Angefangen hat alles während des Studiums. Konservatorium zunächst, dann Akademie, Musik und Kunst – und immer München. Spurensuche an vielen Orten. Und immer wieder zurück nach Bayern. „Hitler lives!“, crooned sie. Peel Session in London, späte 80er. Spurensuche in Bild, Leben, Text, Musik. Und immer wieder zurück zur Kunst. Und zur Politik.

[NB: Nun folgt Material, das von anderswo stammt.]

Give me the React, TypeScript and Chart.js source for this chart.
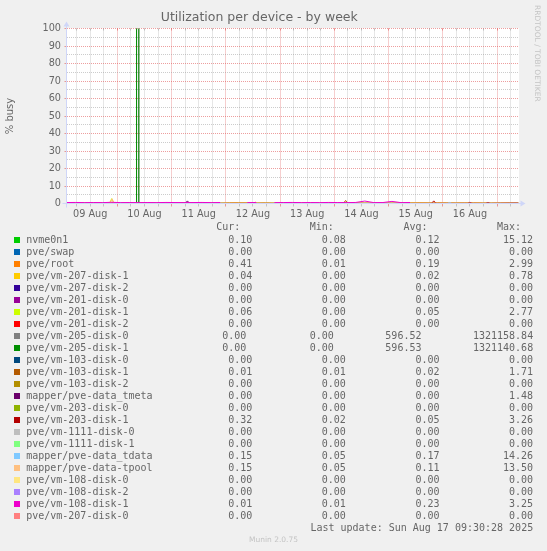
import { useEffect, useRef } from "react";
import { Chart, registerables } from "chart.js";

Chart.register(...registerables);

// series, in munin's draw order (last one ends up on top)
const seriesNames = [
  "nvme0n1",
  "pve/swap",
  "pve/root",
  "pve/vm-207-disk-1",
  "pve/vm-207-disk-2",
  "pve/vm-201-disk-0",
  "pve/vm-201-disk-1",
  "pve/vm-201-disk-2",
  "pve/vm-205-disk-0",
  "pve/vm-205-disk-1",
  "pve/vm-103-disk-0",
  "pve/vm-103-disk-1",
  "pve/vm-103-disk-2",
  "mapper/pve-data_tmeta",
  "pve/vm-203-disk-0",
  "pve/vm-203-disk-1",
  "pve/vm-1111-disk-0",
  "pve/vm-1111-disk-1",
  "mapper/pve-data_tdata",
  "mapper/pve-data-tpool",
  "pve/vm-108-disk-0",
  "pve/vm-108-disk-2",
  "pve/vm-108-disk-1",
  "pve/vm-207-disk-0",
];

const seriesColors = [
  "#00CC00", "#0066B3", "#FF8000", "#FFCC00", "#330099", "#990099",
  "#CCFF00", "#FF0000", "#808080", "#008F00", "#00487D", "#B35A00",
  "#B38F00", "#6B006B", "#8FB300", "#B30000", "#BEBEBE", "#80FF80",
  "#80C9FF", "#FFC080", "#FFE680", "#AA80FF", "#EE00CC", "#FF8080",
];

// legend statistics
const curValues = [0.10, 0.00, 0.41, 0.04, 0.00, 0.00, 0.06, 0.00, 0.00, 0.00, 0.00, 0.01, 0.00, 0.00, 0.00, 0.32, 0.00, 0.00, 0.15, 0.15, 0.00, 0.00, 0.01, 0.00];
const minValues = [0.08, 0.00, 0.01, 0.00, 0.00, 0.00, 0.00, 0.00, 0.00, 0.00, 0.00, 0.01, 0.00, 0.00, 0.00, 0.02, 0.00, 0.00, 0.05, 0.05, 0.00, 0.00, 0.01, 0.00];
const avgValues = [0.12, 0.00, 0.19, 0.02, 0.00, 0.00, 0.05, 0.00, 596.52, 596.53, 0.00, 0.02, 0.00, 0.00, 0.00, 0.05, 0.00, 0.00, 0.17, 0.11, 0.00, 0.00, 0.23, 0.00];
const maxValues = [15.12, 0.00, 2.99, 0.78, 0.00, 0.00, 2.77, 0.00, 1321158.84, 1321140.68, 0.00, 1.71, 0.00, 1.48, 0.00, 3.26, 0.00, 0.00, 14.26, 13.50, 0.00, 0.00, 3.25, 0.00];

// x values are hours relative to 10 Aug 00:00
const dayLabels = ["09 Aug", "10 Aug", "11 Aug", "12 Aug", "13 Aug", "14 Aug", "15 Aug", "16 Aug"];

const hoursGrid = [
  -22.5, -18.5, -14.5, -10.5, -6.5, -2.5, 1.5, 5.5, 9.5, 13.5,
  17.5, 21.5, 25.5, 29.5, 33.5, 37.5, 41.5, 45.5, 49.5, 53.5,
  57.5, 61.5, 65.5, 69.5, 73.5, 77.5, 81.5, 85.5, 89.5, 93.5,
  97.5, 101.5, 105.5, 109.5, 113.5, 117.5, 121.5, 125.5, 129.5, 133.5,
  137.5, 141.5, 145.5, 149.5, 153.5, 157.5, 161.5, 165.5, 169.5, 173.5,
  177.5,
];

const nvmeValues = [
  0.12, 0.1, 0.15, 0.1, 0.12, 0.2, 0.1, 0.12, 0.1, 0.14,
  0.1, 0.12, 0.1, 0.15, 0.1, 0.12, 0.1, 0.11, 0.12, 0.1,
  0.14, 0.1, 0.12, 0.1, 0.13, 0.1, 0.12, 0.11, 0.1, 0.12,
  0.1, 0.14, 0.1, 0.12, 0.1, 0.13, 0.1, 0.12, 0.1, 0.11,
  0.12, 0.1, 0.13, 0.1, 0.12, 0.1, 0.11, 0.12, 0.1, 0.12,
  0.1,
];

const rootValues = [
  0.3, 0.35, 0.3, 0.3, 0.35, 0.4, 0.3, 0.3, 0.35, 0.3,
  0.3, 0.35, 0.3, 0.4, 0.3, 0.35, 0.3, 0.3, 0.5, 0.55,
  0.5, 0.35, 0.5, 0.3, 0.35, 0.3, 0.3, 0.35, 0.3, 0.3,
  0.35, 0.3, 0.35, 0.3, 0.3, 0.35, 0.3, 0.4, 0.5, 0.55,
  0.5, 0.55, 0.5, 0.45, 0.5, 0.55, 0.5, 0.45, 0.5, 0.55,
  0.41,
];

const vm108d1Values = [
  0.55, 0.6, 0.5, 0.55, 0.5, 0.7, 0.5, 0.55, 0.5, 0.55,
  0.5, 0.6, 0.55, 0.5, 0.55, 0.6, 0.5, 0.55, null, null,
  0.5, 0.55, null, 0.5, 0.55, 0.6, 0.5, 0.55, 0.5, 0.6,
  0.55, 0.5, 0.6, 1.4, 0.5, 0.55, 1.2, 0.5, 0.55, null,
  0.01, 0.01, 0.01, 0.01, 0.01, 0.01, 0.01, 0.01, 0.01, 0.01,
  0.01,
];

const flatHours = [-22.5, 177.5];
const flatValues = [0, 0];

const spikeHours = [-22.5, 8.5, 9, 9.5, 177.5];
const vm205d0Values = [0, 0, 1321158.84, 0, 0];
const vm205d1Values = [0, 0, 1321140.68, 0, 0];

const vm207d1Hours = [-22.5, 60, 61, 62, 177.5];
const vm207d1Values = [0.02, 0.02, 0.78, 0.02, 0.04];

const vm201d1Hours = [-22.5, -3.5, -2.5, -1.5, 75, 76, 77, 177.5];
const vm201d1Values = [0.05, 0.05, 2.77, 0.05, 0.05, 0.6, 0.05, 0.06];

const vm103d1Hours = [-22.5, 100, 101, 102, 177.5];
const vm103d1Values = [0.02, 0.02, 1.71, 0.02, 0.01];

const tmetaHours = [-22.5, 30, 31, 32, 177.5];
const tmetaValues = [0, 0, 1.48, 0, 0];

const vm203d1Hours = [-22.5, 130, 139, 140, 141, 155, 156, 157, 163, 164, 165, 177.5];
const vm203d1Values = [0.02, 0.03, 0.05, 1.5, 0.05, 0.05, 0.7, 0.05, 0.05, 0.7, 0.05, 0.32];

const tdataHours = [-22.5, -7, -6, -5, 0.5, 1.5, 2.5, 146, 147, 148, 177.5];
const tdataValues = [0.1, 0.1, 0.6, 0.1, 0.1, 0.6, 0.1, 0.1, 0.6, 0.1, 0.15];

const tpoolHours = [-22.5, -3.2, -2.3, -1.4, 177.5];
const tpoolValues = [0.05, 0.05, 2.7, 0.05, 0.15];

const seriesHours = [
  hoursGrid, flatHours, hoursGrid, vm207d1Hours, flatHours, flatHours,
  vm201d1Hours, flatHours, spikeHours, spikeHours, flatHours, vm103d1Hours,
  flatHours, tmetaHours, flatHours, vm203d1Hours, flatHours, flatHours,
  tdataHours, tpoolHours, flatHours, flatHours, hoursGrid, flatHours,
];

const seriesValues = [
  nvmeValues, flatValues, rootValues, vm207d1Values, flatValues, flatValues,
  vm201d1Values, flatValues, vm205d0Values, vm205d1Values, flatValues, vm103d1Values,
  flatValues, tmetaValues, flatValues, vm203d1Values, flatValues, flatValues,
  tdataValues, tpoolValues, flatValues, flatValues, vm108d1Values, flatValues,
];

const MAJOR = "rgba(222,79,79,0.55)";
const MINOR = "rgba(143,143,143,0.45)";
const AXIS = "#CFD6F8";
const FONT = "#666666";

const LEGEND_TOP = 233.7;
const ROW_H = 12;

const fmt = (v: number) => v.toFixed(2).padStart(6, " ");
const mod = (a: number, b: number) => ((a % b) + b) % b;

const rrdPlugin = {
  id: "rrd",
  beforeDraw(chart: any) {
    const {ctx, chartArea: a} = chart;
    ctx.save();
    ctx.fillStyle = "#FFFFFF";
    ctx.fillRect(Math.floor(a.left), Math.floor(a.top), Math.ceil(a.width) + 1, Math.ceil(a.height) + 1);
    ctx.restore();
  },
  beforeDatasetsDraw(chart: any) {
    // rrdtool puts a short solid stub at the top of each vertical grid line
    const {ctx, chartArea: a, scales} = chart;
    ctx.save();
    ctx.lineWidth = 1;
    for (const t of scales.x.ticks) {
      const px = Math.round(scales.x.getPixelForValue(t.value) - 0.5) + 0.5;
      ctx.strokeStyle = mod(t.value, 24) === 0 ? MAJOR : MINOR;
      ctx.beginPath();
      ctx.moveTo(px, a.top);
      ctx.lineTo(px, a.top + 2);
      ctx.stroke();
    }
    ctx.restore();
  },
  afterDatasetsDraw(chart: any) {
    const {ctx, chartArea: a} = chart;
    ctx.save();
    ctx.strokeStyle = AXIS;
    ctx.fillStyle = AXIS;
    ctx.lineWidth = 1;
    ctx.beginPath();
    ctx.moveTo(a.left - 4, a.bottom);
    ctx.lineTo(a.right + 4, a.bottom);
    ctx.moveTo(a.left, a.bottom + 4);
    ctx.lineTo(a.left, a.top - 4);
    ctx.stroke();
    ctx.beginPath();
    ctx.moveTo(a.right + 2, a.bottom - 3);
    ctx.lineTo(a.right + 2, a.bottom + 3);
    ctx.lineTo(a.right + 7, a.bottom);
    ctx.closePath();
    ctx.fill();
    ctx.beginPath();
    ctx.moveTo(a.left - 3, a.top - 2);
    ctx.lineTo(a.left + 3, a.top - 2);
    ctx.lineTo(a.left, a.top - 7);
    ctx.closePath();
    ctx.fill();
    ctx.restore();
  },
};

export default function App() {
  const canvasRef = useRef<HTMLCanvasElement | null>(null);

  useEffect(() => {
    document.body.style.margin = "0";
    const canvas = canvasRef.current;
    if (!canvas) return;

    const chart = new Chart(canvas, {
      type: "line",
      data: {
        datasets: seriesNames.map((name, i) => ({
          label: name,
          data: seriesHours[i].map((h, j) => ({x: h, y: seriesValues[i][j]})),
          borderColor: seriesColors[i],
          backgroundColor: seriesColors[i],
          borderWidth: 1,
          pointRadius: 0,
          tension: 0,
          fill: false,
          spanGaps: false,
          order: seriesNames.length - i,
        })),
      },
      options: {
        responsive: false,
        animation: false,
        events: [],
        layout: {padding: {left: 0, right: 28.5, top: 0, bottom: 0}},
        plugins: {
          legend: {display: false},
          tooltip: {enabled: false},
          title: {
            display: true,
            text: "Utilization per device - by week",
            color: FONT,
            font: {family: "DejaVu Sans", size: 12.5, weight: "normal"},
            padding: {top: 10.5, bottom: 3},
          },
        },
        scales: {
          x: {
            type: "linear",
            min: -22.5,
            max: 177.5,
            afterBuildTicks: (scale: any) => {
              const ticks = [];
              for (let h = -18; h <= 174; h += 6) ticks.push({value: h});
              scale.ticks = ticks;
            },
            afterFit: (scale: any) => {
              scale.height = 26.5;
            },
            grid: {
              color: (ctx: any) => (mod(ctx.tick.value, 24) === 0 ? MAJOR : MINOR),
              tickColor: (ctx: any) => (mod(ctx.tick.value, 24) === 0 ? MAJOR : MINOR),
              tickLength: 3,
              lineWidth: 1,
            },
            border: {display: false, dash: [1, 1]},
            ticks: {
              autoSkip: false,
              maxRotation: 0,
              minRotation: 0,
              padding: 2,
              color: FONT,
              font: {family: "DejaVu Sans", size: 9.7},
              callback: (value: any) =>
                mod(value, 24) === 12 ? dayLabels[(value + 12) / 24] : "",
            },
          },
          y: {
            type: "linear",
            min: 0,
            max: 100,
            afterBuildTicks: (scale: any) => {
              const ticks = [];
              for (let v = 0; v <= 100; v += 5) ticks.push({value: v});
              scale.ticks = ticks;
            },
            afterFit: (scale: any) => {
              scale.width = 66.5;
            },
            grid: {
              color: (ctx: any) => (ctx.tick.value % 10 === 0 ? MAJOR : MINOR),
              tickColor: (ctx: any) => (ctx.tick.value % 10 === 0 ? MAJOR : "rgba(0,0,0,0)"),
              tickLength: 2,
              lineWidth: 1,
            },
            border: {display: false, dash: [1, 1]},
            title: {
              display: true,
              text: "% busy",
              color: FONT,
              font: {family: "DejaVu Sans", size: 10},
              padding: {top: 4, bottom: 0},
            },
            ticks: {
              autoSkip: false,
              padding: 3.5,
              color: FONT,
              font: {family: "DejaVu Sans", size: 9.7},
              callback: (value: any) => (value % 10 === 0 ? String(value) : ""),
            },
          },
        },
      },
      plugins: [rrdPlugin],
    });

    return () => chart.destroy();
  }, []);

  const mono: React.CSSProperties = {
    position: "absolute",
    left: 26.2,
    width: 507,
    height: ROW_H,
    lineHeight: ROW_H + "px",
    display: "flex",
    justifyContent: "space-between",
    whiteSpace: "pre",
    fontFamily: '"DejaVu Sans Mono"',
    fontSize: 10,
    color: FONT,
  };

  return (
    <div style={{position: "relative", width: 547, height: 551, background: "#F0F0F0", overflow: "hidden"}}>
      <canvas ref={canvasRef} width={547} height={230} style={{position: "absolute", left: 0, top: 0}} />
      <div
        style={{
          position: "absolute",
          left: 532.5,
          top: 5,
          writingMode: "vertical-rl",
          fontFamily: '"DejaVu Sans"',
          fontSize: 7.5,
          lineHeight: "9px",
          color: "#C4C4C4",
          whiteSpace: "nowrap",
        }}
      >
        RRDTOOL / TOBI OETIKER
      </div>

      <div style={{...mono, top: LEGEND_TOP - 12.5}}>
        <span>{"".padEnd(22)}</span>
        <span>{"Cur:  "}</span>
        <span>{"Min:  "}</span>
        <span>{"Avg:  "}</span>
        <span>{"Max:  "}</span>
      </div>

      {seriesNames.map((name, i) => {
        const top = LEGEND_TOP + i * ROW_H;
        return (
          <div key={name}>
            <div
              style={{
                position: "absolute",
                left: 14,
                top: top + 3.5,
                width: 6,
                height: 6,
                background: seriesColors[i],
              }}
            />
            <div style={{...mono, top}}>
              <span>{name.padEnd(22)}</span>
              <span>{fmt(curValues[i])}</span>
              <span>{fmt(minValues[i])}</span>
              <span>{fmt(avgValues[i])}</span>
              <span>{fmt(maxValues[i])}</span>
            </div>
          </div>
        );
      })}

      <div
        style={{
          ...mono,
          top: LEGEND_TOP + seriesNames.length * ROW_H,
          justifyContent: "flex-end",
        }}
      >
        <span>Last update: Sun Aug 17 09:30:28 2025</span>
      </div>

      <div
        style={{
          position: "absolute",
          left: 0,
          width: 547,
          top: 535,
          textAlign: "center",
          fontFamily: '"DejaVu Sans"',
          fontSize: 7.5,
          lineHeight: "10px",
          color: "#C4C4C4",
        }}
      >
        Munin 2.0.75
      </div>
    </div>
  );
}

Schläfrig ist das nicht, sondern ungemein wach. F.S.K. entstand aus einer Zeitschrift, die den wunderschönen Titel „Mode & Verzweiflung“ trug. Gut zwanzig Jahre weiter. Lüneburger Heide 2002. Auf dem Springhornhof, einem Kunstort mit Geschichte im Bermuda-Dreieck zwischen Hamburg, Bremen und Hannover, ist jetzt „Triangel“ zu sehen, eine Einzelausstellung. Sie verbindet Neues und Weitergeführtes, ist Retrospektive und aktuelles Projekt zugleich.

Michaela Melián ist da zum Gespräch. „Das sind acht Stunden mit dem Zug von Zuhause. Ein richtiger Arbeitstag.“ Und lacht. Sie erläutert, kommentiert, diskutiert ihre Arbeitsweisen und Projekte. So was Uneitles in zeitgenössischer Kunst! Obwohl ihre Arbeiten stets von, nun ja: diskursiven Räumen her gedacht sind – keine Textmäander mit Namedropping, keine Szeneseligkeit. Melián hat ein Anliegen. Und es ist ihr nicht wurscht, ob die Leute verstehen, worum es geht.

Sie inszeniert Räume: gedachte und reale, vergangene und gegenwärtige. Ihre Formsprache ist klar und übersichtlich. Schnell kommen die Objekte, Zeichnungen und Installationen, zum Punkt. Wie in den luftigen Objekten zum Thema „Live is a Woman“. Obwohl es thematisch alles andere als lustig zugeht. Ein großes Kleid überdeckt die Holzkonstruktion eines Daimlers. Das ist die „Bertha Benz Konstruktion“, nach, für, über Carl Benz’ Frau, die mit der ersten Überlandfahrt ihren automobilen Mann verließ. „Nachdem Lady Di an den Pfeiler gefahren war in Paris, kam von der Konzernleitung die Maßgabe, man möge in den Showrooms jenes Luxusmodell verhüllen, in dem sie starb.“

Auch über die Schauspielerin Hedy LaMar, die neben der Nacktszene auch ein Kodiersystem für Torpedos erfand, gibt’s ein Holz-Stoff-Objekt. Mit der Publizistin Berta Pappenheim wird eine dritte Frauenbiografie geborgen, geradezu herausgeschraubt aus der „Anna O.“-Chiffre der Hysteriestudien von Freud.

Im Raum „Reconstructing Rothenburg“ finden sich Namen und Adressen. Wie ein Relief, immer an der Wand lang. Melián hat sie abgepinnt von der Stadtmauer an der Tauber. Sämtlich Geldgeber, die halfen, die weitgehend zerstörte Stadt ‚Bavarian style‘ wieder aufzubauen. „Warum haben diese Leute, die oft gar nicht mehr in Deutschland lebten, ein derart lebhaftes Interesse daran, alles wieder herzurichten – zumal einige der Firmen Teil der NS-Kriegswirtschaft waren?“

Melián baut diese Arbeit um die alten Holzpfeiler des Springhornhofs herum, wie als Hinweis, dass Architektur auch anders funktionieren kann. Ganz anders „Identity Kit“: eine Serie von vierzig Zeichnungen plus Mobile. In einer Ecke hängen Frisuren, in Originalgröße auf kopfförmigen Plexiglasscheiben. Schaut man durch, hat man die Up-to-date-Haarmode der vergangenen Saison am Kopf. Die Vorlagen stammen aus der Bravo Girl, die Stars und Sternchen die Gesichter wegretuschierte. Immer wieder wird der ent- oder verhüllende Stoff zitiert, be- und verarbeitet. Zu zeigen, wie das kulturelle Artefakt Körper funktioniert. Back to the roots. Oder auch ganz schlicht: Mode & Verzweiflung. Tim Schomacker

„Triangel“ ist noch bis zum 1. September auf dem Springhornhof in Neuenkirchen zu sehen. Ein Katalogbuch wird im Anschluss an die Ausstellung erscheinen. Informationen zu Geschichte und Programm (inkl. Wegbeschreibung) des Kunstvereins sind unter www.springhornhof.de einzusehen.